By Morris Pearl, The Hill
Ratings firm Moody's recently dropped a bombshell report showing that rising wealth and income inequality in the United States will likely lead to lower income growth, political unrest, and a drop in the credit rating of our federal government. Moody's prediction may come as a shock to some, but this should hardly come as a surprise to anyone paying attention to the state of our country. We have a government run by politicians utterly devoted to widening the gap between the rich and the poor, and as that gap widens, our economy and our governmental institutions become less and less stable, putting our country's social, economic, and political fabric in danger.
While inequality is an issue in many countries around the world, the United States is uniquely unequal when compared to other developed countries. It's no mystery why. Republican leaders in Washington have shown themselves to be unwilling to address this looming crisis. On the contrary, they've done everything in their power to make things worse.

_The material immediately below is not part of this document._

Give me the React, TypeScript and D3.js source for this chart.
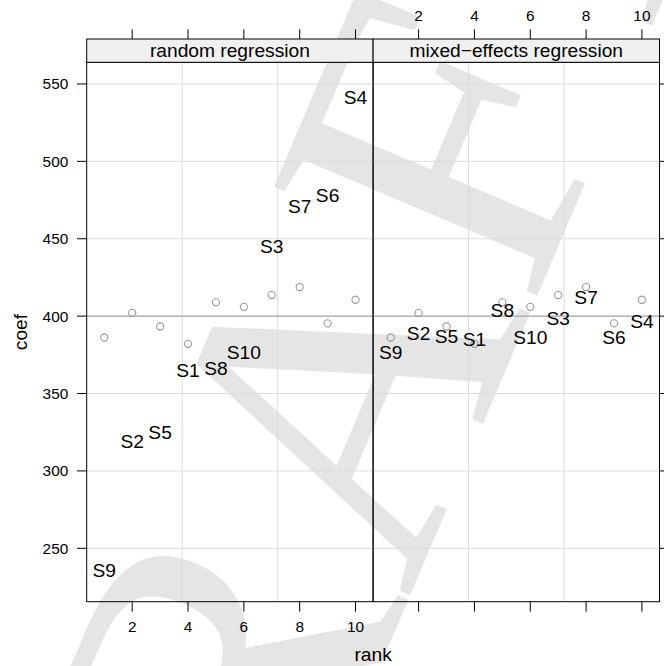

Rather than work to make higher education more affordable, they've ignored the student debt crisis, and in fact proposed nearly $80 billion cuts to the Pell Grant program, which millions of Americans rely on to afford higher education. Rather than boost social safety nets to help low-income families afford education, job training, or healthcare, they've proposed massive cuts to programs like Medicaid and SNAP that help huge swaths of the population. And rather than work to shape a tax code that limits the tax burden on poor and working class families, and requires the rich to pay what they owe, they passed a nearly $2 trillion tax cut just last year that was deliberately designed to provide massive cuts to millionaires, billionaires, and corporations while leaving crumbs for the rest of the country.
There are dozens of factors that contribute to the escalating levels of wealth and income inequality in America, but last year's Tax Cuts and Jobs Act deserves special mention for the sheer scope and shamelessness with which it contributes to our nation's growing inequality. Despite being sold as a middle class tax cut that would benefit the whole country, 83 percent of the bill's $1.9 trillion in tax cuts are projected to go to the top 1 percent of the population.
That is obscene at any time, but especially in an economic environment in which, as the Moody's report says, "The top 10 percent of income earners have seen their overall median net worth increase by almost 200 percent since 1995, while the bottom 40 percent of income earners have experienced a decline in median net worth over the same period." At a time when corporate profits have never been higher, and when the top 1 percent is doing better than any time since the Gilded Age, the architects of the Republican tax bill decided that our tax code asked too much of the wealthy, not too little, and that the poor and middle class didn't really need any tax relief. It's absurd.
With no end in sight to our nation's growing gap between the rich and everyone else, and a Congress and administration that see inequality as a positive thing, I would be hard pressed to say that I personally had unwavering faith in the federal government or the American economy. If we want to retain our status as a global economic leader that most Americans now take for granted, we need to start acting like it. We need a government that works on behalf of all of its citizens, not just the wealthy.